Booths has been caught up in an FSA probe around possible fraud

Ever since the Horsegate scandal rocked the meat sector 10 years ago, mention of the words ‘beef’ and ‘fraud’ inevitably resurfaces doubts over the wider integrity of meat supply chains.

And last week – when revelations emerged that a UK supermarket was embroiled in a food fraud probe over imported beef passed off as British – was no different.

The FSA’s National Food Crime Unit investigation ‘Operation Hawk’ (of which some detail had already been in the public domain for more than a year) was reported by Farmers Weekly to be related to imported, prepacked sliced beef.

Amid mounting speculation, northern supermarket Booths then confirmed a link to possible food fraud last Friday.

Booths stressed it was “categorically” not under investigation by the NFCU itself, and had been working “co-operatively” with the unit since it was made aware of the potential food fraud issues in 2021. It said it had pulled the suspect product from shelves and “ceased trading with the supplier with immediate effect”.

It took until Monday of this week for the supplier under investigation to be identified by The Sun newspaper as Loscoe Chilled Foods. Loscoe director Daniel Ryde confirmed the NFCU case was linked to “the possibility South American corned beef may have passed through one of our slicing sites in March 2021”.

He later told The Grocer the issue was “isolated” with “no suggestion any other customers are affected”. The business took the issue “very seriously” and it was “fully supporting the FSA with its work”, he added.

That has raised the question: should others have been warned earlier too, so they could take similar action to Booths with regard to the supplier, if only as a precaution?

The FSA has said it cannot “provide further details as this could jeopardise the investigation and any future proceedings”.

But the timeline of revelations has led the National Beef Association, British Meat Processors Association, and the Association of Independent Meat Suppliers to accuse the FSA and NFCU of lacking sufficient transparency.

AIMS spokesman Tony Goodger is “frustrated” the NFCU didn’t “at least issue an industry warning at the start of their investigation”.

The trade body had regularly asked the NFCU for more information on the product under investigation ever since detail of Operation Hawk was included in the unit’s annual report, discussed at the FSA board meeting before Christmas.
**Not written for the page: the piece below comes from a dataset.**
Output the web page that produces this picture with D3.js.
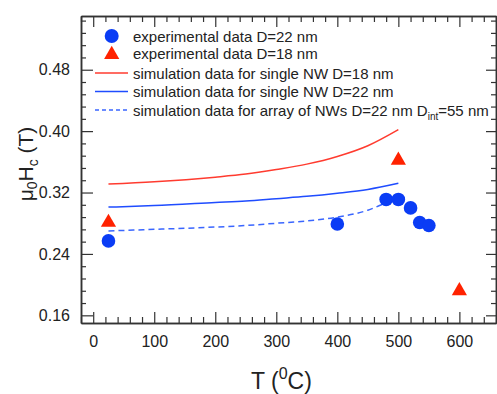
<!DOCTYPE html>
<html lang="en">
<head>
<meta charset="UTF-8">
<title>Hc vs T</title>
<script src="https://cdn.jsdelivr.net/npm/d3@7"></script>
<style>
  body { margin: 0; background: #fff; }
  svg text { font-family: "Liberation Sans", Arial, sans-serif; fill: #222; }
  .axis path { stroke: #333; stroke-width: 1.5; }
  .axis line { stroke: #333; stroke-width: 1.2; }
</style>
</head>
<body>
<div id="chart"></div>
<script>
// experimental data
var expD22T = [25, 400, 480, 500, 520, 535, 550];
var expD22H = [0.257, 0.279, 0.311, 0.311, 0.300, 0.281, 0.277];
var expD18T = [25, 500, 600];
var expD18H = [0.281, 0.362, 0.192];
// simulations
var simT = [25, 100, 200, 250, 300, 350, 400, 450, 500];
var simD18 = [0.331, 0.334, 0.340, 0.344, 0.350, 0.357, 0.367, 0.381, 0.402];
var simD22 = [0.301, 0.303, 0.307, 0.309, 0.312, 0.315, 0.319, 0.324, 0.332];
var arrT = [25, 100, 200, 250, 300, 350, 400, 450, 478];
var arrD22 = [0.270, 0.272, 0.275, 0.277, 0.280, 0.283, 0.288, 0.297, 0.306];
var xTicks = [0, 100, 200, 300, 400, 500, 600];
var yTicks = [0.16, 0.24, 0.32, 0.40, 0.48];
var legendLabels = [
    "experimental data D=22 nm",
    "experimental data D=18 nm",
    "simulation data for single NW D=18 nm",
    "simulation data for single NW D=22 nm",
    "simulation data for array of NWs D=22 nm D|int|=55 nm"
];

var width = 497, height = 394;
var box = {left: 81, right: 496, top: 16, bottom: 323};
var blue = "#0a3cf5", red = "#ff2200";

var svg = d3.select("#chart").append("svg")
    .attr("width", width)
    .attr("height", height);

var x = d3.scaleLinear().domain([-20, 660]).range([box.left, box.right]);
var y = d3.scaleLinear().domain([0.15, 0.55]).range([box.bottom, box.top]);

var xMinor = d3.range(-20, 661, 20).filter(function (d) { return d % 100 !== 0; });
var yMinor = d3.range(0.16, 0.55, 0.016).filter(function (d) {
    return Math.abs(Math.round(d / 0.08) * 0.08 - d) > 0.001;
});

// bottom
svg.append("g").attr("class", "axis")
    .attr("transform", "translate(0," + box.bottom + ")")
    .call(d3.axisBottom(x).tickValues(xTicks).tickSize(-11).tickPadding(13).tickSizeOuter(0))
    .call(function (g) { g.selectAll("text").style("font-size", "16px"); });
svg.append("g").attr("class", "axis")
    .attr("transform", "translate(0," + box.bottom + ")")
    .call(d3.axisBottom(x).tickValues(xMinor).tickSize(-6).tickFormat("").tickSizeOuter(0));
// top
svg.append("g").attr("class", "axis")
    .attr("transform", "translate(0," + box.top + ")")
    .call(d3.axisTop(x).tickValues(xTicks).tickSize(-11).tickFormat("").tickSizeOuter(0));
svg.append("g").attr("class", "axis")
    .attr("transform", "translate(0," + box.top + ")")
    .call(d3.axisTop(x).tickValues(xMinor).tickSize(-6).tickFormat("").tickSizeOuter(0));
// left
svg.append("g").attr("class", "axis")
    .attr("transform", "translate(" + box.left + ",0)")
    .call(d3.axisLeft(y).tickValues(yTicks).tickSize(-12).tickPadding(11).tickSizeOuter(0)
        .tickFormat(d3.format(".2f")))
    .call(function (g) { g.selectAll("text").style("font-size", "16px"); });
svg.append("g").attr("class", "axis")
    .attr("transform", "translate(" + box.left + ",0)")
    .call(d3.axisLeft(y).tickValues(yMinor).tickSize(-5).tickFormat("").tickSizeOuter(0));
// right
svg.append("g").attr("class", "axis")
    .attr("transform", "translate(" + box.right + ",0)")
    .call(d3.axisRight(y).tickValues(yTicks).tickSize(-10).tickFormat("").tickSizeOuter(0));
svg.append("g").attr("class", "axis")
    .attr("transform", "translate(" + box.right + ",0)")
    .call(d3.axisRight(y).tickValues(yMinor).tickSize(-5).tickFormat("").tickSizeOuter(0));

// simulation curves
var line = d3.line()
    .x(function (d) { return x(d[0]); })
    .y(function (d) { return y(d[1]); })
    .curve(d3.curveMonotoneX);

svg.append("path").datum(d3.zip(simT, simD18))
    .attr("d", line).attr("fill", "none")
    .attr("stroke", "#ff3b2f").attr("stroke-width", 1.5);
svg.append("path").datum(d3.zip(simT, simD22))
    .attr("d", line).attr("fill", "none")
    .attr("stroke", "#1f4cff").attr("stroke-width", 1.5);
svg.append("path").datum(d3.zip(arrT, arrD22))
    .attr("d", line).attr("fill", "none")
    .attr("stroke", "#3a66ff").attr("stroke-width", 1.5)
    .attr("stroke-dasharray", "6,4");

// experimental points
var tri = d3.symbol().type(d3.symbolTriangle).size(100);
svg.selectAll("circle.d22")
    .data(d3.zip(expD22T, expD22H))
    .enter().append("circle")
    .attr("class", "d22")
    .attr("cx", function (d) { return x(d[0]); })
    .attr("cy", function (d) { return y(d[1]); })
    .attr("r", 6.8)
    .attr("fill", blue);
svg.selectAll("path.d18")
    .data(d3.zip(expD18T, expD18H))
    .enter().append("path")
    .attr("class", "d18")
    .attr("d", tri)
    .attr("transform", function (d) { return "translate(" + x(d[0]) + "," + y(d[1]) + ")"; })
    .attr("fill", red);

// legend
var rowY = [36, 53.5, 73, 91.5, 110];
var lg = svg.append("g");
lg.append("circle").attr("cx", 111.7).attr("cy", rowY[0]).attr("r", 7).attr("fill", blue);
lg.append("path").attr("d", tri).attr("transform", "translate(111.7," + (rowY[1] + 1) + ")").attr("fill", red);
var sampleStyles = [["#ff3b2f", null], ["#1f4cff", null], ["#3a66ff", "4,3"]];
sampleStyles.forEach(function (s, i) {
    lg.append("line")
        .attr("x1", 95).attr("x2", 128)
        .attr("y1", rowY[i + 2]).attr("y2", rowY[i + 2])
        .attr("stroke", s[0]).attr("stroke-width", 1.5)
        .attr("stroke-dasharray", s[1]);
});
legendLabels.forEach(function (lab, i) {
    var t = lg.append("text")
        .attr("x", 133).attr("y", rowY[i] + 5.5)
        .style("font-size", "15px");
    lab.split("|").forEach(function (part, j) {
        var ts = t.append("tspan").text(part);
        if (j === 1) ts.attr("dy", 4).style("font-size", "10px");
        if (j === 2) ts.attr("dy", -4);
    });
});

// axis titles
var xt = svg.append("text")
    .attr("x", 251).attr("y", 389)
    .style("font-size", "23px");
xt.append("tspan").text("T (");
xt.append("tspan").attr("dy", -10).style("font-size", "16px").text("0");
xt.append("tspan").attr("dy", 10).text("C)");

var yt = svg.append("text")
    .attr("transform", "translate(33,164) rotate(-90)")
    .attr("text-anchor", "middle")
    .style("font-size", "21px");
yt.append("tspan").text("\u03bc");
yt.append("tspan").attr("dy", 4).style("font-size", "14px").text("0");
yt.append("tspan").attr("dy", -4).text("H");
yt.append("tspan").attr("dy", 5).style("font-size", "14px").text("c");
yt.append("tspan").attr("dy", -5).text(" (T)");
</script>
</body>
</html>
However, the NFCU simply “refused to answer”, according to Goodger.

“Booths was able to withdraw it because it has become part of an investigation, but the rest of the industry was not able to do the same, because [until Loscoe was named this week] they didn’t know who the supplier was.” Meanwhile AIMS knew “nothing other than the stuff that was in the public domain and that simply begs more questions”.

Booths are on the march

Loscoe Chilled Foods said there was a ‘possibility South American corned beef may have passed through one of our slicing sites in March 2021

Tip of the iceberg

Professor Chris Elliott, founder of the Institute for Global Food Security at Queen’s University Belfast – who recommended the creation of the NFCU in the wake of Horsegate – last week told New Food Magazine the news may be the tip of the iceberg, asking: “Who else has the meat company supplied with falsely labelled beef” and “how did it get into the country?”

Despite AIMS and other trade bodies meeting senior NFCU members two years ago and agreeing to take a more collaborative approach, the relation remains “not very collaborative”, according to Goodger.

His comments were echoed by food safety consultant Alec Kyriakides, who worked as Sainsbury’s head of quality, safety & supplier performance for 28 years until 2020. Kyriakides argues this lack of intelligence sharing with industry is at odds with the principles of the post-Horsegate regulatory environment, which led to the creation of bodies such as the Food Industry Intelligence Network as well as the NFCU.

“I appreciate it’s difficult in an investigation, you don’t want to reveal everything going on ahead of a potential prosecution,” he says. “But where is the statement on the FSA’s website putting it all into context?

“There needs to be reassurance for consumers and the meat sector it’s not a wider issue.”

He added that intelligence should be shared so that other impacted parties could act, before adding “you don’t need to name them”.

In response, the FSA stressed “this is not a food safety issue but a matter of food fraud”.

NFCU head Darren Davies said “any fraud investigations of this nature take time to go through evidence and bring to any outcome, including any potential prosecution.

“We take food fraud very seriously and are acting urgently to protect the consumer.”

Regardless of how the investigation pans out, the regulator will have bridges to build if it wants to regain the trust of key industry stakeholders, not to mention dampen fears food fraud is on the rise.